The previous CPS was focused on supporting Croatia’s goal of achieving EU membership. The new CPS has been prepared in close partnership with the Croatian authorities under the leadership of the Ministry of Finance, and in consultation with key stakeholders, including the European Commission, the Delegation of the European Union in Zagreb, members of Parliament, the private sector, think-tanks, academia, the diplomatic community, international organizations, civil society, and media.
Since joining the World Bank in 1993, Croatia received support from the global development institution in the form of financial and technical assistance, policy advice, and analytical services. To date, the Bank has supported 48 projects for an amount of US$3.3 billion, and it has approved 52 grants with a total value of US$70 million. The total active lending portfolio as of June 2013 consists of 11 projects with total commitments of $775 million.
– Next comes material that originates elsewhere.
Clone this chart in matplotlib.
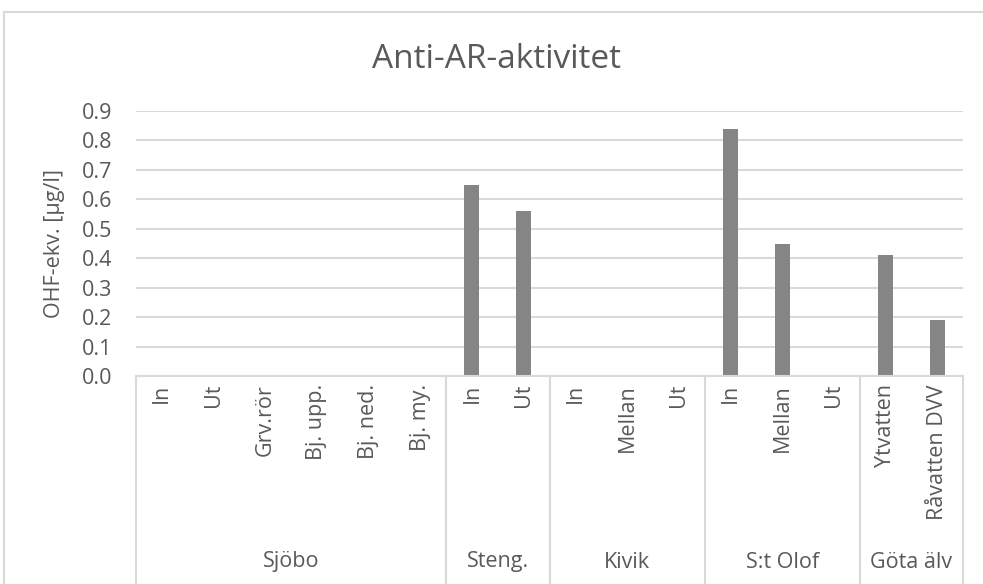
import matplotlib
matplotlib.use("Agg")
import matplotlib.pyplot as plt
from matplotlib.transforms import blended_transform_factory
from matplotlib.lines import Line2D

# Data
groups = ["Sjöbo", "Steng.", "Kivik", "S:t Olof", "Göta älv"]
group_sizes = [6, 2, 3, 3, 2]
categories = ["In", "Ut", "Grv.rör", "Bj. upp.", "Bj. ned.", "Bj. my.",
              "In", "Ut",
              "In", "Mellan", "Ut",
              "In", "Mellan", "Ut",
              "Ytvatten", "Råvatten DVV"]
values = [0, 0, 0, 0, 0, 0,
          0.65, 0.56,
          0, 0, 0,
          0.84, 0.45, 0,
          0.41, 0.19]
yticks = [0.0, 0.1, 0.2, 0.3, 0.4, 0.5, 0.6, 0.7, 0.8, 0.9]

W, H = 983, 584
TEXT = "#595959"
GRID = "#d9d9d9"
BAR = "#858585"
FONT = "Open Sans"
FS = 15.5

plt.rcParams["font.family"] = [FONT, "DejaVu Sans"]

fig = plt.figure(figsize=(W / 100, H / 100), dpi=100)

def fy(py):
    return (H - py) / H

def fx(px):
    return px / W

# chart area border
fig.add_artist(Line2D([fx(4), fx(4)], [fy(12), fy(H + 5)], color=GRID, lw=1.5))
fig.add_artist(Line2D([fx(4), fx(W + 5)], [fy(12), fy(12)], color=GRID, lw=1.5))

left, right, top, bottom = 136, 963, 111, 376
ax = fig.add_axes([fx(left), fy(bottom), (right - left) / W, (bottom - top) / H])

n = len(categories)
x = list(range(n))
ax.bar(x, values, width=0.29, color=BAR, zorder=3)
ax.set_xlim(-0.5, n - 0.5)
ax.set_ylim(0, 0.9)
ax.set_yticks(yticks)
ax.set_yticklabels([f"{v:.1f}" for v in yticks])
ax.tick_params(axis="y", length=0, pad=17, labelsize=FS, labelcolor=TEXT)
ax.tick_params(axis="x", length=0, labelbottom=False)
ax.grid(axis="y", color=GRID, lw=1.5, zorder=0)
for s in ["top", "right", "left"]:
    ax.spines[s].set_visible(False)
ax.spines["bottom"].set_color(GRID)
ax.spines["bottom"].set_linewidth(1.5)
ax.spines["bottom"].set_zorder(4)

ax.set_ylabel("OHF-ekv. [µg/l]", fontsize=FS, color=TEXT, labelpad=12)

fig.text(fx(497), fy(60), "Anti-AR-aktivitet", fontsize=24, color=TEXT,
         ha="center", va="center")

# multi-level category axis
tr = blended_transform_factory(ax.transData, fig.transFigure)
for i, lab in enumerate(categories):
    ax.text(i, fy(384), lab, transform=tr, rotation=90, ha="center", va="top",
            fontsize=FS, color=TEXT, clip_on=False)

bounds = [-0.5]
for size in group_sizes:
    bounds.append(bounds[-1] + size)
for b in bounds:
    fig.add_artist(Line2D([b, b], [fy(bottom), fy(H + 5)], color=GRID, lw=1.5,
                          transform=tr))
for g, a, b in zip(groups, bounds[:-1], bounds[1:]):
    ax.text((a + b) / 2, fy(562), g, transform=tr, ha="center", va="center",
            fontsize=FS, color=TEXT, clip_on=False)

fig.savefig("out.png", dpi=100)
Responding to increased demand for IFC's products and services, IFC has significantly increased its program in Croatia to US$150 million in fiscal year 2013, as compared to US$68 million in fiscal year 2012. IFC's investments in Croatia have financed projects in the financial markets, infrastructure, general manufacturing, tourism, and agribusiness sectors. Across all sectors, IFC prioritizes investment in Croatia’s less-developed regions and in projects that contribute to greater economic diversification and regional integration. Since 1993, IFC invested US$1 billion (including US$300 million mobilized from other partners) in Croatia in 30 projects. As of June 2013, IFC’s active portfolio in Croatia stands at US$192 million, including financing mobilized from other partners.
* The World Bank Group consists of five organizations: the International Bank for Reconstruction and Development (IBRD) and the International Development Association (IDA), which together comprise the World Bank; the International Finance Corporation (IFC); the Multilateral Investment Guarantee Agency (MIGA); and the International Centre for Settlement of Investment Disputes (ICSID).